Photo: AFP
It must have been a scary time to be in the Middle East as the Iranians shot rockets into Israel in the days flanking the American attacks on Iran’s nuclear sites. For those who have the means to do so, escape suddenly becomes the priority if you want to stay alive. Ari Hoffman is the associate editor of the New York Sun. He was in Tel Aviv three weeks ago covering another story when Iranian rockets started to fall on the city. He appeared on 710 WOR’s Mendte in the Morning program from the safety of his office in New York to share the details of his harrowing escape from the carnage.
“It was quite a dramatic exit,” Hoffman told host Larry Mendte. “What I did was made my way to the border of Jordan; that’s a land crossing where you line up early in the morning. In fact, as I was lined up in an open kind of field, I saw rockets overhead, and everyone had to kind of jump into a ditch, put their head behind their legs- you know, like some of those old Cold War protocols-and wait for the missile fire to end. Anyway, I made my way across the Jordan border and then hitched a ride about three hours to Amman, and then a Jordan to Qatar flight.”

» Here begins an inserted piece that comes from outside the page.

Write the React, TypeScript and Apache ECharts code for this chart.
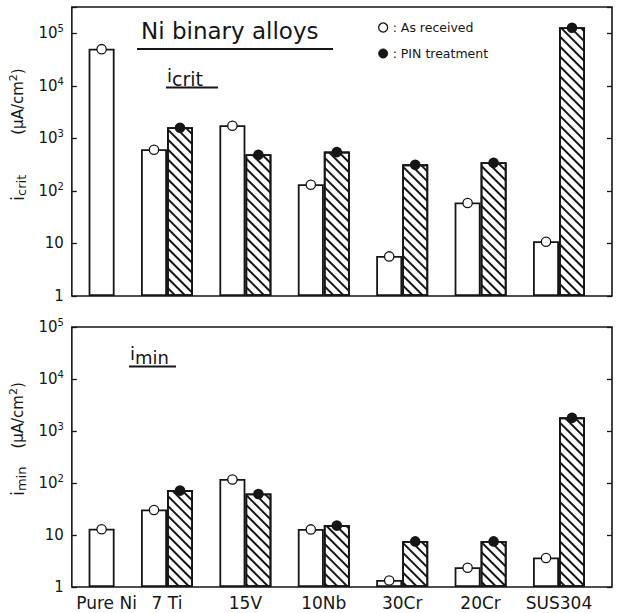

Hoffman says foreigners was limited to one of three routes out of Israel, as conditions deteriorated and other options became too dangerous: “A missile had actually hit close to the port in Haifa, so that option was taken off-line, as well as the Cypriot and Israeli authorities detected a terrorist plot by Iran in Cyprus against people who were potentially in transit, so it was quite a hairy and chaotic situation to get out.”